▶ [WHAT YOU ARE ASKED TO DO]:
Leave the pictures out, and retype all of the material exactly as written.

▶ [RECORDED DATA]:
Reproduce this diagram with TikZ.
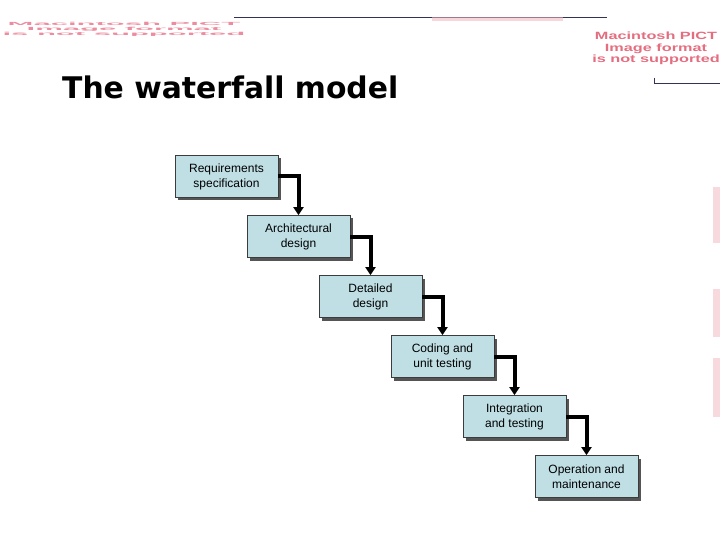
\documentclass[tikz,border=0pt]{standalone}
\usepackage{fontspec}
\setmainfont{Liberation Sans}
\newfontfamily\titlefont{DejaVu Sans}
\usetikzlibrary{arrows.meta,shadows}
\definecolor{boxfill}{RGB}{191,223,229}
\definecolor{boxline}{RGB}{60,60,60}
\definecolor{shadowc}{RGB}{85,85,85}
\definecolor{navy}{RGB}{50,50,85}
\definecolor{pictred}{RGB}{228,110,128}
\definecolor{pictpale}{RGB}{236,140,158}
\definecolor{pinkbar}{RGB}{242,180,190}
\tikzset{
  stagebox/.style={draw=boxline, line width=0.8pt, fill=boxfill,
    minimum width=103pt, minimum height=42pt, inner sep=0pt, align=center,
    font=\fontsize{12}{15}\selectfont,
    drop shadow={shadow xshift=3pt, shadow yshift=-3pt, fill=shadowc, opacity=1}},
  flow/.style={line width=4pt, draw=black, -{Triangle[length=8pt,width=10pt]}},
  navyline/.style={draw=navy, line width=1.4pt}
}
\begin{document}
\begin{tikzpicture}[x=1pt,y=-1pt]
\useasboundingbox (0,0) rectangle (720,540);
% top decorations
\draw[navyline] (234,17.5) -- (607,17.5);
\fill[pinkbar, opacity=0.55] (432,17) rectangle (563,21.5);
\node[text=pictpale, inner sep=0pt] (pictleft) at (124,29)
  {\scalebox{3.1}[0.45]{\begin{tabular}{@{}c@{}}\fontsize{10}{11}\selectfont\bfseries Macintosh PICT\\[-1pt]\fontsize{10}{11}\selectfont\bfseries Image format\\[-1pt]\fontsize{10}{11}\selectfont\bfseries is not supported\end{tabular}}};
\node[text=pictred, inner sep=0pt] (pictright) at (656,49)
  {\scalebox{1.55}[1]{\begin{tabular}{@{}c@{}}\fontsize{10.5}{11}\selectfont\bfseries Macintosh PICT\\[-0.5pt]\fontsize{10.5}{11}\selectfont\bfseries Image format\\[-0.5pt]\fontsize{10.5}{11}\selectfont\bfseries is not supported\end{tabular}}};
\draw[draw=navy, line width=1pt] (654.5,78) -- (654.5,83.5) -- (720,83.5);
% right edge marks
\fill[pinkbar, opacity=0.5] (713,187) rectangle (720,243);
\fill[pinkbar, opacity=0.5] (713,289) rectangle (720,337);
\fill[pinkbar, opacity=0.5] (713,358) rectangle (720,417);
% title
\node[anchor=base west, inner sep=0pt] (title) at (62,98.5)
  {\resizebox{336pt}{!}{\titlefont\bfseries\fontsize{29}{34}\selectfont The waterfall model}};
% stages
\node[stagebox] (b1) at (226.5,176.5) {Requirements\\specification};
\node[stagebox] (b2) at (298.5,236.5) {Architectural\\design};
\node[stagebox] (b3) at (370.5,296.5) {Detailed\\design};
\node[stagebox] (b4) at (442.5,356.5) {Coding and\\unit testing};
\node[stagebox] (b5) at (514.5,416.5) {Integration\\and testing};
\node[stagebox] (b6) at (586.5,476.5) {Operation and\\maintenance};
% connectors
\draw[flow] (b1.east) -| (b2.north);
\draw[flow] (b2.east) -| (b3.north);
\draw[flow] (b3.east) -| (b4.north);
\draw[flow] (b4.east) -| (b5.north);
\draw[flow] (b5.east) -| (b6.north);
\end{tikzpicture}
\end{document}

▶ [FINAL ANSWER]:
Reproduce this diagram with TikZ.
\documentclass[tikz,border=0pt]{standalone}
\usepackage{fontspec}
\setmainfont{Liberation Sans}
\newfontfamily\titlefont{DejaVu Sans}
\usetikzlibrary{arrows.meta,shadows}
\definecolor{boxfill}{RGB}{191,223,229}
\definecolor{boxline}{RGB}{60,60,60}
\definecolor{shadowc}{RGB}{85,85,85}
\definecolor{navy}{RGB}{50,50,85}
\definecolor{pictred}{RGB}{228,110,128}
\definecolor{pictpale}{RGB}{236,140,158}
\definecolor{pinkbar}{RGB}{242,180,190}
\tikzset{
  stagebox/.style={draw=boxline, line width=0.8pt, fill=boxfill,
    minimum width=103pt, minimum height=42pt, inner sep=0pt, align=center,
    font=\fontsize{12}{15}\selectfont,
    drop shadow={shadow xshift=3pt, shadow yshift=-3pt, fill=shadowc, opacity=1}},
  flow/.style={line width=4pt, draw=black, -{Triangle[length=8pt,width=10pt]}},
  navyline/.style={draw=navy, line width=1.4pt}
}
\begin{document}
\begin{tikzpicture}[x=1pt,y=-1pt]
\useasboundingbox (0,0) rectangle (720,540);
% top decorations
\draw[navyline] (234,17.5) -- (607,17.5);
\fill[pinkbar, opacity=0.55] (432,17) rectangle (563,21.5);
\node[text=pictpale, inner sep=0pt] (pictleft) at (124,29)
  {\scalebox{3.1}[0.45]{\begin{tabular}{@{}c@{}}\fontsize{10}{11}\selectfont\bfseries Macintosh PICT\\[-1pt]\fontsize{10}{11}\selectfont\bfseries Image format\\[-1pt]\fontsize{10}{11}\selectfont\bfseries is not supported\end{tabular}}};
\node[text=pictred, inner sep=0pt] (pictright) at (656,49)
  {\scalebox{1.55}[1]{\begin{tabular}{@{}c@{}}\fontsize{10.5}{11}\selectfont\bfseries Macintosh PICT\\[-0.5pt]\fontsize{10.5}{11}\selectfont\bfseries Image format\\[-0.5pt]\fontsize{10.5}{11}\selectfont\bfseries is not supported\end{tabular}}};
\draw[draw=navy, line width=1pt] (654.5,78) -- (654.5,83.5) -- (720,83.5);
% right edge marks
\fill[pinkbar, opacity=0.5] (713,187) rectangle (720,243);
\fill[pinkbar, opacity=0.5] (713,289) rectangle (720,337);
\fill[pinkbar, opacity=0.5] (713,358) rectangle (720,417);
% title
\node[anchor=base west, inner sep=0pt] (title) at (62,98.5)
  {\resizebox{336pt}{!}{\titlefont\bfseries\fontsize{29}{34}\selectfont The waterfall model}};
% stages
\node[stagebox] (b1) at (226.5,176.5) {Requirements\\specification};
\node[stagebox] (b2) at (298.5,236.5) {Architectural\\design};
\node[stagebox] (b3) at (370.5,296.5) {Detailed\\design};
\node[stagebox] (b4) at (442.5,356.5) {Coding and\\unit testing};
\node[stagebox] (b5) at (514.5,416.5) {Integration\\and testing};
\node[stagebox] (b6) at (586.5,476.5) {Operation and\\maintenance};
% connectors
\draw[flow] (b1.east) -| (b2.north);
\draw[flow] (b2.east) -| (b3.north);
\draw[flow] (b3.east) -| (b4.north);
\draw[flow] (b4.east) -| (b5.north);
\draw[flow] (b5.east) -| (b6.north);
\end{tikzpicture}
\end{document}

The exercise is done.